I. do. not. LIKE. amusement. park. rides.
I hurled all over my brother. Served him bloody well right. Do you know what it's like to be moving, in space, in an otherwise lightless and motionless universe? While looking down - down, mind you - at a giant roller coaster?
Bev, the calendar I used for 2004 was that Paris calendar. I also had a gorgeous one of Tuscany.
deb, that ride scared the bejeesus out of me. Some idiot ride operator let me get in one by myself at 10. I rattled around in it like a seed in a dried gourd. The safety bar couldn't hold me in place and I kept sliding out from under it. I had to use my arms to brace myself in a handstand every time it went upside down. Plus, it looked like the cotter pin that held the cover closed was just going to slide out everytime I pushed on the screen. And the amazing thing is? When I was 14, I got back on with a friend and had a blast with it.
Sail, this is the Wonder Wheel - at the time, at least, it was the world's largest ferris wheel.
It took me years to forgive my brother. They got us down sometime after midnight.
Right, I'll not be sharing roller coaster rides with deb anytime soon. I like the wooden coasters. The ones that rattle.
Nope, mine wasn't even remotely ferris wheel like. It had cars that spun at a 90 degree angle to the plane of motion. It had a "steering wheel" that allowed you to turn it (if your arms were long enough to hold onto it, you weren't sliding out frum under the bar and you weren't a 60 pound weakling) either direction. A blast with two teenagers who could muscle the wheel around. NSM with just me.

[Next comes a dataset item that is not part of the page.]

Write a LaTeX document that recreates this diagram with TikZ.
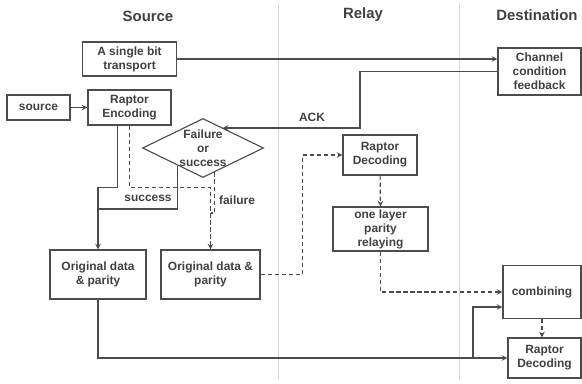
\documentclass[tikz,border=0pt]{standalone}
\usepackage{fontspec}
\setmainfont{Liberation Sans}
\usetikzlibrary{shapes.geometric}

\begin{document}
\begin{tikzpicture}[x=0.025cm,y=-0.025cm,
  box/.style={draw=black!70,line width=0.8pt,align=center,inner sep=0pt,
    font=\bfseries\fontsize{8.5}{10}\selectfont,text=black!75},
  lbl/.style={font=\bfseries\fontsize{8.5}{10}\selectfont,text=black!75,inner sep=0pt},
  head/.style={font=\bfseries\fontsize{10.6}{12}\selectfont,text=black!75},
  line/.style={draw=black!70,line width=0.8pt},
  dline/.style={draw=black!70,line width=0.8pt,densely dashed}]
\useasboundingbox (0,0) rectangle (582,383);
% lanes
\draw [black!15,line width=0.6pt] (278,3) -- (278,380);
\draw [black!15,line width=0.6pt] (459,3) -- (459,380);
\node [head] (hsrc) at (148,16) {Source};
\node [head] (hrel) at (363,15) {Relay};
\node [head] (hdst) at (537,15) {Destination};
% source side
\node [box,minimum width=2.33cm,minimum height=0.85cm] (bit) at (129.5,59) {A single bit\\transport};
\node [box,minimum width=1.575cm,minimum height=0.625cm] (src) at (38.5,107.5) {source};
\node [box,minimum width=2.075cm,minimum height=0.875cm] (enc) at (129.5,107.5) {Raptor\\Encoding};
\node [diamond,draw=black!70,line width=0.8pt,inner sep=0pt,minimum width=3.025cm,minimum height=1.475cm] (fs) at (203,148) {};
\node [lbl,align=center] (fstxt) at (fs) {Failure\\or\\success};
\node [box,minimum width=2.4cm,minimum height=1.225cm] (org1) at (98,274.5) {Original data\\\& parity};
\node [box,minimum width=2.475cm,minimum height=1.225cm] (org2) at (210.5,274.5) {Original data \&\\parity};
% relay
\node [box,minimum width=1.85cm,minimum height=1cm] (rdec) at (380,155) {Raptor\\Decoding};
\node [box,minimum width=2.375cm,minimum height=1.1cm] (layer) at (380.5,229) {one layer\\parity\\relaying};
% destination
\node [box,minimum width=2.075cm,minimum height=1.175cm] (chan) at (539.5,71.5) {Channel\\condition\\feedback};
\node [box,minimum width=1.95cm,minimum height=1.325cm] (comb) at (542,292) {combining};
\node [box,minimum width=1.825cm,minimum height=1cm] (ddec) at (544.5,358) {Raptor\\Decoding};
\coordinate (ackc) at (360,128);
\coordinate (sj) at (98,209);
\coordinate (fj) at (210.5,213);
\coordinate (br) at (473,358);
% connectors
\draw [line] [-stealth] (src) -- (enc);
\draw [line] [-stealth] (bit.east) -- (bit.east -| chan.west);
\draw [line] [-stealth] (chan.west) -| (ackc) -- (ackc -| fs.46);
\node [lbl] (ack) at (312,117) {ACK};
\draw [line] [-stealth] ([xshift=-3.1mm]enc.south) -- ++(0,62) -| (org1.north);
\draw [line] (fs.215) |- (sj);
\node [lbl] (succ) at (148,198) {success};
\draw [dline] [-stealth] (enc.south) -- ++(0,62) -| (org2.north);
\draw [dline] (fs.295) |- (fj);
\node [lbl] (fail) at (237,200) {failure};
\draw [dline] [-stealth] (org2.east) -- ++(42,0) |- (rdec.west);
\draw [dline] [-stealth] (rdec) -- (layer);
\draw [dline] [-stealth] (layer.south) |- (comb.west);
\draw [line] [-stealth] (org1.south) |- (ddec.west);
\draw [line] [-stealth] (br) |- ([yshift=-3.75mm]comb.west);
\draw [dline] [-stealth] (comb.south) -- (comb.south |- ddec.north);
\end{tikzpicture}
\end{document}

We had no control over it. None, nada, zip, zilch. I hate rides with a stone solid passion, but that was the first time I remember going on a ride, and you have to admit, as a stellar way to turn someone off the idea for the rest of their fucking life, a five hour-plus power outage under those circs takes the cake.
No coasters. No ferris wheels. If I want to go on a ride, I climb into Ripper, or saddle a horse.
Brrrrrrrrrrrrrrrr.
connie, I tried to send you some comments on that story a few days ago, but I got an "unable to deliver due to being unable to connect to destination mail server" error.
Deb, I sent comments back to you the other day.
Wow.
Just read the essay about Gram to my mom to make sure it was okay to publish. When I finished, she smiled and said, "I think you just wrote her eulogy. It's perfect."
I may stop crying over here, eventually.